GPIF invests for the two main state retirement systems, covering most pension savers in Japan. The fund pays more to retirees than it receives in contributions, and its returns have lagged peers that have more aggressive strategies. It earned an average of 2.8 percent in the nine years through March 2013. That compares with 5.2 percent for Norway’s Government Pension Fund Global and 7.3 percent for the California Public Employees’ Retirement System, or Calpers, the biggest managed U.S. fund. Norway is also trying to boost returns on its $849 billion hoard, which is fed by the country’s oil riches and is the biggest sovereign wealth fund. The $2.7 trillion U.S. Social Security Trust Fund has twice the assets of GPIF, though it isn’t actively managed and invests only in U.S. Treasuries.
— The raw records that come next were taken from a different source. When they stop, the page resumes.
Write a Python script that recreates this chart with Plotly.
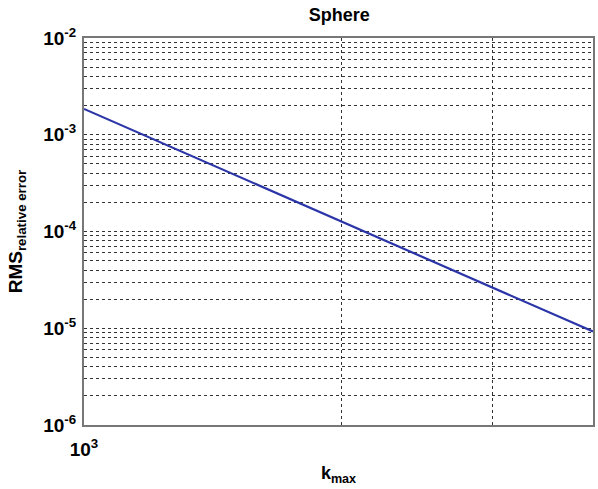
import plotly.graph_objects as go

# k_max samples and RMS relative error for the sphere case
kmax = [1000, 1500, 2000, 2500, 3000, 3500, 3930]
rms_rel_error = [1.85e-3, 3.85e-4, 1.26e-4, 5.32e-5, 2.63e-5, 1.45e-5, 9.25e-6]

# labelled decades and unlabelled intermediate grid positions
x_ticks = [1000]
x_labels = ["10<sup>3</sup>"]
x_minor = [2000, 3000]
y_decades = [-6, -5, -4, -3, -2]
y_ticks = [10.0 ** d for d in y_decades]
y_labels = [f"10<sup>{d}</sup>" for d in y_decades]
y_minor = [m * 10.0 ** d for d in y_decades[:-1] for m in range(2, 10)]

fig = go.Figure()
fig.add_trace(go.Scatter(
    x=kmax, y=rms_rel_error, mode="lines",
    line=dict(color="#2b35a8", width=2.2),
))

font_family = "Liberation Sans, Arial, sans-serif"
grid_style = dict(showgrid=True, gridcolor="#333333", griddash="3px,3px", gridwidth=1)
frame_style = dict(showline=True, mirror=True, linecolor="#777777", linewidth=2, zeroline=False)

fig.update_layout(
    width=598, height=489,
    margin=dict(l=84, r=3, t=38, b=64),
    paper_bgcolor="white", plot_bgcolor="white",
    showlegend=False,
    font=dict(family=font_family, color="black"),
    title=dict(text="<b>Sphere</b>", x=0.5675, xanchor="center", y=0.982, yanchor="top",
               font=dict(size=18, family=font_family)),
    xaxis=dict(
        type="log", range=[3, 3.5944],
        tickvals=x_ticks, ticktext=x_labels,
        tickfont=dict(size=19, weight="bold"),
        ticks="outside", ticklen=6, tickcolor="rgba(0,0,0,0)",
        minor=dict(tickvals=x_minor, ticks="", **grid_style),
        **grid_style, **frame_style,
        title=dict(text="<b>k<sub>max</sub></b>", font=dict(size=18), standoff=8),
    ),
    yaxis=dict(
        type="log", range=[-6, -2],
        tickvals=y_ticks, ticktext=y_labels,
        tickfont=dict(size=19, weight="bold"),
        ticks="outside", ticklen=2, tickcolor="rgba(0,0,0,0)",
        minor=dict(tickvals=y_minor, ticks="", **grid_style),
        **grid_style, **frame_style,
        title=dict(text="<b>RMS<sub>relative error</sub></b>", font=dict(size=19), standoff=16),
    ),
)

fig.write_html("out.html")
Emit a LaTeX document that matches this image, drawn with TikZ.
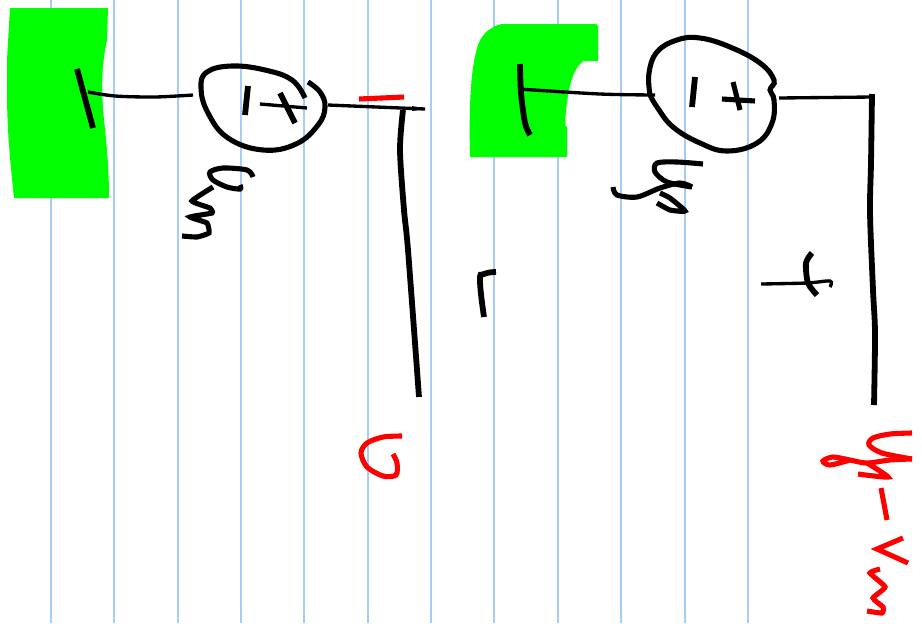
\documentclass[tikz,border=0pt]{standalone}
\usepackage{xcolor}
\definecolor{ruleblue}{RGB}{165,205,250}
\definecolor{inkgreen}{RGB}{0,255,0}
\tikzset{
    thickink/.style={black, line width=3.3pt},
    thinink/.style={black, line width=1.9pt},
    redink/.style={red, line width=2.9pt},
    blackpen/.style={black, line width=2.9pt}
}
\begin{document}
\begin{tikzpicture}[x=0.02cm, y=-0.02cm]
    \useasboundingbox (0,0) rectangle (922,623);
    % Ruled paper
    \foreach \x in {51,114,178,241,304,368,431,494,558,621,685,748}
        \draw[ruleblue, line width=1.1pt] (\x,0) -- (\x,623);
    % Green patches
    \fill[inkgreen] (10,8) -- (108,8) -- (107,40) .. controls (103,60) and (101,75) .. (103,110)
        .. controls (105,130) and (109,160) .. (109,198) -- (14,198)
        .. controls (10,160) and (7,130) .. (7,90) -- (7,60) -- cycle;
    \fill[inkgreen] (502,24) -- (596,24) -- (598,26) -- (598,61) -- (583,61)
        .. controls (572,70) and (567,90) .. (565,125) -- (567,127) -- (567,157) -- (470,157)
        .. controls (469,110) and (470,70) .. (478,45) .. controls (482,33) and (492,26) .. (502,24) -- cycle;
    % Left source
    \draw[thickink] (77,69) -- (93,128);
    \draw[thinink] plot[smooth] coordinates {(88,92) (115,96) (155,97) (193,95)};
    \draw[blackpen] plot[smooth, tension=0.7] coordinates {(305,98) (292,80) (265,70) (232,66) (207,72) (201,88) (208,113) (228,138) (263,150) (296,144) (318,125) (325,107) (320,92) (308,82)};
    \draw[thickink] (248,86) -- (245,115);
    \draw[thinink] (260,104) -- (307,108);
    \draw[thickink] (280,93) -- (295,123);
    \draw[thinink] (328,105) -- (425,109);
    \fill[black] (412,106) -- (426,109) -- (412,111) -- cycle;
    \draw[redink] (359,99) -- (404,97);
    \draw[thickink] plot[smooth] coordinates {(403,110) (400,150) (404,210) (408,250) (419,397)};
    % Handwritten v_m
    \draw[blackpen] plot[smooth] coordinates {(253,177) (247,170) (223,168) (210,172) (213,180) (227,187) (240,189) (240,185)};
    \draw[blackpen] plot[smooth, tension=0.25] coordinates {(213,187) (192,201) (210,208) (212,213) (190,217) (207,223) (209,233) (197,237) (182,236)};
    % Right source
    \draw[thickink] plot[smooth] coordinates {(520,64) (521,93) (525,123) (530,135)};
    \draw[thinink] plot[smooth] coordinates {(518,89) (600,94) (655,95)};
    \draw[blackpen] plot[smooth, tension=0.7] coordinates {(650,95) (649,73) (657,52) (677,40) (700,38) (730,47) (760,63) (774,80) (770,90) (774,100) (772,123) (757,143) (727,151) (700,143) (673,127) (657,107) (650,95)};
    \draw[thickink] (695,77) -- (692,107);
    \draw[blackpen] (722,99) -- (755,101);
    \draw[blackpen] (733,82) -- (740,110);
    \draw[thinink] (779,98) -- (872,97);
    \draw[thickink] plot[smooth] coordinates {(872,94) (871,163) (870,213) (873,290) (875,333) (874,405)};
    % Handwritten v_s
    \draw[blackpen] plot[smooth] coordinates {(703,164) (677,162) (657,163) (655,172) (667,182) (692,187)};
    \draw[blackpen] plot[smooth] coordinates {(613,187) (617,195) (637,197) (660,188) (680,183) (692,187)};
    \draw[blackpen] plot[smooth, tension=0.3] coordinates {(657,203) (670,210) (685,211) (670,198) (660,193)};
    % Middle letters
    \draw[thickink] plot[smooth, tension=0.8] coordinates {(496,272) (484,274) (480,281) (484,317)};
    \draw[thinink] plot[smooth] coordinates {(761,284) (807,283) (830,281) (830,287)};
    \draw[thickink] plot[smooth] coordinates {(812,253) (806,263) (808,283) (817,295)};
    % Red output letters
    \draw[redink] plot[smooth] coordinates {(402,436) (383,437) (367,443) (361,453) (367,467) (383,476) (396,475) (397,463) (393,454)};
    \draw[redink] plot[smooth] coordinates {(912,433) (890,434) (873,438) (869,445) (882,453) (912,459)};
    \draw[redink] plot[smooth] coordinates {(912,459) (890,460) (867,463) (850,460) (833,457) (823,461) (830,465) (850,460)};
    \draw[redink] plot[smooth, tension=0.3] coordinates {(867,463) (888,477) (858,474)};
    \draw[redink] (881,488) -- (887,520);
    \draw[redink] (903,538) -- (877,549) -- (908,563);
    \draw[redink] plot[smooth, tension=0.3] coordinates {(880,569) (870,573) (885,587) (873,598) (883,607) (882,613) (867,611)};
\end{tikzpicture}
\end{document}
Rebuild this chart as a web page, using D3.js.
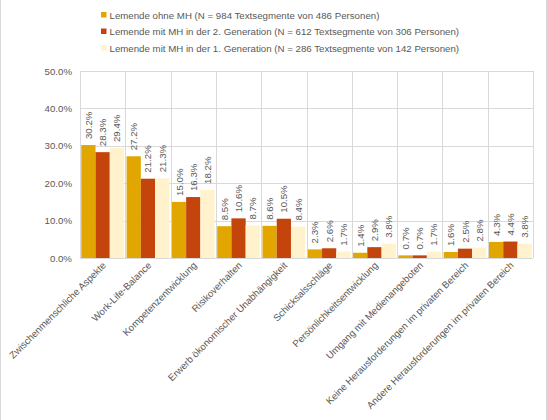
<!DOCTYPE html>
<html>
<head>
<meta charset="utf-8">
<script src="https://cdn.jsdelivr.net/npm/d3@7"></script>
<style>
  body { margin: 0; background: #fff; }
  svg { font-family: "Liberation Sans", Arial, sans-serif; }
</style>
</head>
<body>
<svg id="chart" width="547" height="420"></svg>
<script>
const categories = [
  "Zwischenmenschliche Aspekte", "Work-Life-Balance", "Kompetenzentwicklung",
  "Risikoverhalten", "Erwerb ökonomischer Unabhängigkeit", "Schicksalsschläge",
  "Persönlichkeitsentwicklung", "Umgang mit Medienangeboten",
  "Keine Herausforderungen im privaten Bereich", "Andere Herausforderungen im privaten Bereich"
];
const seriesNames = [
  "Lemende ohne MH (N = 984 Textsegmente von 486 Personen)",
  "Lemende mit MH in der 2. Generation (N = 612 Textsegmente von 306 Personen)",
  "Lemende mit MH in der 1. Generation (N = 286 Textsegmente von 142 Personen)"
];
const ohneMH = [30.2, 27.2, 15.0, 8.5, 8.6, 2.3, 1.4, 0.7, 1.6, 4.3];
const mh2Gen = [28.3, 21.2, 16.3, 10.6, 10.5, 2.6, 2.9, 0.7, 2.5, 4.4];
const mh1Gen = [29.4, 21.3, 18.2, 8.7, 8.4, 1.7, 3.8, 1.7, 2.8, 3.8];
const yTicks = [0, 10, 20, 30, 40, 50];
const colors = ["#E2A600", "#C4450C", "#FFF2CC"];

const series = [ohneMH, mh2Gen, mh1Gen];
const svg = d3.select("#chart");
const W = 547, H = 420;
const m = {left: 80, right: 14, top: 71, bottom: 162};
const FS = 9.7;

// outer frame
svg.append("rect").attr("x", 0.5).attr("y", -1).attr("width", W - 1).attr("height", H + 2)
  .attr("fill", "none").attr("stroke", "#d9d9d9");

const x = d3.scaleBand().domain(categories).range([m.left, W - m.right]);
const xs = d3.scaleBand().domain([0, 1, 2]).range([0, x.bandwidth()]).paddingOuter(0.09);
const y = d3.scaleLinear().domain([0, 50]).range([H - m.bottom, m.top]);

// grid
const grid = svg.append("g").attr("stroke", "#d9d9d9").attr("stroke-width", 1);
grid.selectAll("line.h").data(yTicks).enter().append("line")
  .attr("x1", m.left).attr("x2", W - m.right)
  .attr("y1", d => Math.round(y(d)) + 0.5).attr("y2", d => Math.round(y(d)) + 0.5);
grid.selectAll("line.v").data(d3.range(categories.length + 1)).enter().append("line")
  .attr("x1", i => Math.round(m.left + i * x.step()) + 0.5)
  .attr("x2", i => Math.round(m.left + i * x.step()) + 0.5)
  .attr("y1", y(50)).attr("y2", y(0));

// y axis labels
const yAxis = d3.axisLeft(y).tickValues(yTicks).tickSize(0).tickPadding(8)
  .tickFormat(d => d.toFixed(1) + "%");
svg.append("g").attr("transform", `translate(${m.left},0)`).call(yAxis)
  .call(g => g.select(".domain").remove())
  .selectAll("text").attr("fill", "#595959").attr("font-size", FS)
  .attr("font-family", "Liberation Sans, Arial, sans-serif");

// bars
const groups = svg.selectAll("g.cat").data(categories).enter().append("g")
  .attr("transform", d => `translate(${x(d)},0)`);
series.forEach((vals, si) => {
  groups.append("rect")
    .attr("x", xs(si)).attr("width", xs.bandwidth())
    .attr("y", (d, i) => y(vals[i])).attr("height", (d, i) => y(0) - y(vals[i]))
    .attr("fill", colors[si]);
  groups.append("text")
    .attr("transform", (d, i) => `translate(${xs(si) + xs.bandwidth() / 2 + 3.5},${y(vals[i]) - 6}) rotate(-90)`)
    .attr("font-size", FS).attr("fill", "#595959")
    .text((d, i) => vals[i].toFixed(1) + "%");
});

// x labels
svg.selectAll("text.xl").data(categories).enter().append("text")
  .attr("class", "xl")
  .attr("transform", d => `translate(${x(d) + x.bandwidth() / 2 + 4},${y(0) + 8}) rotate(-45)`)
  .attr("text-anchor", "end").attr("font-size", FS).attr("fill", "#595959")
  .text(d => d);

// legend
const leg = svg.selectAll("g.leg").data(seriesNames).enter().append("g")
  .attr("transform", (d, i) => `translate(101,${15 + i * 16.5})`);
leg.append("rect").attr("x", 0).attr("y", -3).attr("width", 5.5).attr("height", 5.5)
  .attr("fill", (d, i) => colors[i]);
leg.append("text").attr("x", 8.5).attr("y", 3.5).attr("font-size", FS).attr("fill", "#595959")
  .text(d => d);
</script>
</body>
</html>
In 2005, President George W. Bush proposed a partial privatization of the fund to keep it solvent and was quickly shot down. Had it gone through, U.S. retirees would have had much more at stake when the 2008 financial crisis sent stocks tumbling.
GPIF’s managers argue that the fund’s sole responsibility is to Japan’s past and present workers and that it must not stray from its central mission. Returns have beaten growth in wages, which haven’t risen more than 1 percent annually since 1997, and Takahiro Mitani, GPIF’s president, insists that inflation isn’t the threat some think it is. The fund shouldn’t be hijacked by politicians to reignite a stalled rally in the nation’s stocks, he says. Lawmakers’ plans to change GPIF are part of a broader drive to reshape Japan. With the return on equity of Japanese companies stuck at just over half the global average, a new government stewardship code is encouraging the country’s hitherto silent institutions to press companies they own to improve. Tokyo’s stock exchange has also introduced an index of companies that reward shareholders well, partly to guide GPIF on what to buy. The fund has trimmed its bond holdings in the last year while taking small steps on the road to reform, like removing a cap on salaries for investment experts and hiring an activist fund to help with stock management. GPIF’s move to buy more stocks and riskier assets marks a bigger shift. Another is expected when Abe’s government puts forward legislation to create a board of directors to take power from the fund’s president.